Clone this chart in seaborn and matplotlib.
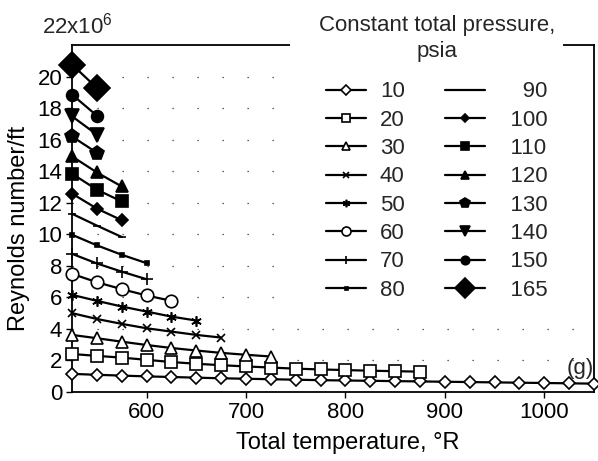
import numpy as np
import pandas as pd
import matplotlib
matplotlib.use("Agg")
import matplotlib.pyplot as plt
from matplotlib.patches import Rectangle
import seaborn as sns

# ---------------- data ----------------
pressures = [10, 20, 30, 40, 50, 60, 70, 80, 90, 100, 110, 120, 130, 140, 150, 165]

temps_10 = [525, 550, 575, 600, 625, 650, 675, 700, 725, 750, 775, 800, 825, 850,
            875, 900, 925, 950, 975, 1000, 1025, 1050]
re_10 = [1.15, 1.09, 1.04, 0.99, 0.95, 0.91, 0.87, 0.84, 0.81, 0.78, 0.75, 0.73,
         0.71, 0.69, 0.67, 0.65, 0.63, 0.61, 0.59, 0.57, 0.55, 0.53]

temps_20 = [525, 550, 575, 600, 625, 650, 675, 700, 725, 750, 775, 800, 825, 850, 875]
re_20 = [2.41, 2.29, 2.18, 2.04, 1.90, 1.79, 1.70, 1.62, 1.55, 1.48, 1.43, 1.39,
         1.35, 1.32, 1.29]

temps_30 = [525, 550, 575, 600, 625, 650, 675, 700, 725]
re_30 = [3.62, 3.41, 3.19, 2.98, 2.79, 2.63, 2.48, 2.36, 2.25]

temps_40 = [525, 550, 575, 600, 625, 650, 675]
re_40 = [5.00, 4.63, 4.32, 4.04, 3.83, 3.62, 3.45]

temps_50 = [525, 550, 575, 600, 625, 650]
re_50 = [6.16, 5.78, 5.42, 5.10, 4.78, 4.53]

temps_60 = [525, 550, 575, 600, 625]
re_60 = [7.49, 6.96, 6.52, 6.12, 5.78]

temps_70 = [525, 550, 575, 600]
re_70 = [8.76, 8.15, 7.63, 7.15]

temps_80 = [525, 550, 575, 600]
re_80 = [9.97, 9.30, 8.70, 8.17]

temps_90 = [525, 550, 575]
re_90 = [11.30, 10.55, 9.83]

temps_100 = [525, 550, 575]
re_100 = [12.58, 11.63, 10.89]

temps_110 = [525, 550, 575]
re_110 = [13.84, 12.83, 12.08]

temps_120 = [525, 550, 575]
re_120 = [14.94, 13.92, 13.03]

temps_130 = [525, 550]
re_130 = [16.20, 15.17]

temps_140 = [525, 550]
re_140 = [17.48, 16.32]

temps_150 = [525, 550]
re_150 = [18.86, 17.52]

temps_165 = [525, 550]
re_165 = [20.76, 19.28]

x_ticks = [600, 700, 800, 900, 1000]
y_ticks = [0, 2, 4, 6, 8, 10, 12, 14, 16, 18, 20]
x_label = "Total temperature, °R"
y_label = "Reynolds number/ft"
legend_title_1 = "Constant total pressure,"
legend_title_2 = "psia"
top_label = "22x10$^{6}$"
panel_label = "(g)"

series_x = [temps_10, temps_20, temps_30, temps_40, temps_50, temps_60, temps_70,
            temps_80, temps_90, temps_100, temps_110, temps_120, temps_130,
            temps_140, temps_150, temps_165]
series_y = [re_10, re_20, re_30, re_40, re_50, re_60, re_70, re_80, re_90, re_100,
            re_110, re_120, re_130, re_140, re_150, re_165]

# marker styles: (marker, size, face)
styles = {
    10: ("D", 6.5, "white"),
    20: ("s", 8, "white"),
    30: ("^", 8, "white"),
    40: ("x", 6, "black"),
    50: ((6, 2, 0), 7.5, "black"),
    60: ("o", 9, "white"),
    70: ("+", 8, "black"),
    80: ("s", 3, "black"),
    90: ("_", 6, "black"),
    100: ("D", 6, "black"),
    110: ("s", 8, "black"),
    120: ("^", 8, "black"),
    130: ("p", 10, "black"),
    140: ("v", 10, "black"),
    150: ("o", 8.5, "black"),
    165: ("D", 13.5, "black"),
}

# ---------------- figure ----------------
sns.set_theme(style="ticks")
plt.rcParams["font.family"] = ["Liberation Sans", "DejaVu Sans"]
plt.rcParams["mathtext.default"] = "regular"

fig = plt.figure(figsize=(5.98, 4.61), dpi=100)
ax = fig.add_axes([72 / 598, 1 - 392 / 461, (594 - 72) / 598, (392 - 45) / 461])

handles = []
for p, xs, ys in zip(pressures, series_x, series_y):
    m, ms, fc = styles[p]
    df = pd.DataFrame({"T": xs, "Re": ys})
    sns.lineplot(data=df, x="T", y="Re", ax=ax, color="black", linewidth=1.6,
                 marker=m, markersize=ms, markerfacecolor=fc,
                 markeredgecolor="black", markeredgewidth=1.2,
                 label=str(p), legend=False, zorder=3, clip_on=False)
    handles.append(ax.get_lines()[-1])

ax.set_xlim(525, 1050)
ax.set_ylim(0, 22)
ax.set_xticks(x_ticks)
ax.set_yticks(y_ticks)
ax.tick_params(axis="both", labelsize=16, direction="out", length=4, width=1,
               color="black", labelcolor="black", pad=3)
for s in ax.spines.values():
    s.set_visible(True)
    s.set_color("black")
    s.set_linewidth(1.3)

# sparse dotted grid
ax.grid(False)
for yv in y_ticks[1:]:
    ax.axhline(yv, color="#333333", linewidth=0.9, linestyle=(0, (1, 19)), zorder=1)

ax.set_xlabel(x_label, fontsize=17, color="black")
ax.set_ylabel(y_label, fontsize=17, color="black")
ax.xaxis.set_label_coords(0.529, -0.115)
ax.yaxis.set_label_coords(-0.08, 0.47)

fig.text(77 / 598, 1 - 33 / 461, top_label, fontsize=16, ha="center", va="baseline")
ax.text(1.0, 0.052, panel_label, transform=ax.transAxes, fontsize=16,
        ha="right", va="baseline")

# white blocks behind the legend (hide top spine and grid dots there)
fig.add_artist(Rectangle((290 / 598, 1 - 53 / 461), (563 - 290) / 598, 16 / 461,
                         transform=fig.transFigure, facecolor="white",
                         edgecolor="none", zorder=1))
fig.add_artist(Rectangle((290 / 598, 1 - 302 / 461), (586 - 290) / 598, 250 / 461,
                         transform=fig.transFigure, facecolor="white",
                         edgecolor="none", zorder=1))
fig.text(437 / 598, 1 - 25 / 461, legend_title_1, fontsize=16, ha="center",
         va="center", zorder=3)
fig.text(437 / 598, 1 - 51 / 461, legend_title_2, fontsize=16, ha="center",
         va="center", zorder=3)

fs = "\u2007"
labels = [str(p) if i < 8 else (fs * (4 - len(str(p)))) + str(p)
          for i, p in enumerate(pressures)]
leg = fig.legend(handles, labels, ncol=2, loc="upper center",
                 bbox_to_anchor=(437 / 598, 1 - 77 / 461), fontsize=16,
                 frameon=False, handlelength=1.8, handletextpad=0.6,
                 columnspacing=1.8, labelspacing=0.33, borderpad=0.2,
                 borderaxespad=0, markerscale=0.72)
leg.set_zorder(5)

fig.savefig("out.png", dpi=100)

───

# WHAT THIS TASK INVOLVES
Repeat the lines of the listing above verbatim, beginning at its first line and ending at the line containing "re_165 = [20.76, 19.28]", which is included. Omit pictures.

# OUTPUT
Clone this chart in seaborn and matplotlib.
import numpy as np
import pandas as pd
import matplotlib
matplotlib.use("Agg")
import matplotlib.pyplot as plt
from matplotlib.patches import Rectangle
import seaborn as sns

# ---------------- data ----------------
pressures = [10, 20, 30, 40, 50, 60, 70, 80, 90, 100, 110, 120, 130, 140, 150, 165]

temps_10 = [525, 550, 575, 600, 625, 650, 675, 700, 725, 750, 775, 800, 825, 850,
            875, 900, 925, 950, 975, 1000, 1025, 1050]
re_10 = [1.15, 1.09, 1.04, 0.99, 0.95, 0.91, 0.87, 0.84, 0.81, 0.78, 0.75, 0.73,
         0.71, 0.69, 0.67, 0.65, 0.63, 0.61, 0.59, 0.57, 0.55, 0.53]

temps_20 = [525, 550, 575, 600, 625, 650, 675, 700, 725, 750, 775, 800, 825, 850, 875]
re_20 = [2.41, 2.29, 2.18, 2.04, 1.90, 1.79, 1.70, 1.62, 1.55, 1.48, 1.43, 1.39,
         1.35, 1.32, 1.29]

temps_30 = [525, 550, 575, 600, 625, 650, 675, 700, 725]
re_30 = [3.62, 3.41, 3.19, 2.98, 2.79, 2.63, 2.48, 2.36, 2.25]

temps_40 = [525, 550, 575, 600, 625, 650, 675]
re_40 = [5.00, 4.63, 4.32, 4.04, 3.83, 3.62, 3.45]

temps_50 = [525, 550, 575, 600, 625, 650]
re_50 = [6.16, 5.78, 5.42, 5.10, 4.78, 4.53]

temps_60 = [525, 550, 575, 600, 625]
re_60 = [7.49, 6.96, 6.52, 6.12, 5.78]

temps_70 = [525, 550, 575, 600]
re_70 = [8.76, 8.15, 7.63, 7.15]

temps_80 = [525, 550, 575, 600]
re_80 = [9.97, 9.30, 8.70, 8.17]

temps_90 = [525, 550, 575]
re_90 = [11.30, 10.55, 9.83]

temps_100 = [525, 550, 575]
re_100 = [12.58, 11.63, 10.89]

temps_110 = [525, 550, 575]
re_110 = [13.84, 12.83, 12.08]

temps_120 = [525, 550, 575]
re_120 = [14.94, 13.92, 13.03]

temps_130 = [525, 550]
re_130 = [16.20, 15.17]

temps_140 = [525, 550]
re_140 = [17.48, 16.32]

temps_150 = [525, 550]
re_150 = [18.86, 17.52]

temps_165 = [525, 550]
re_165 = [20.76, 19.28]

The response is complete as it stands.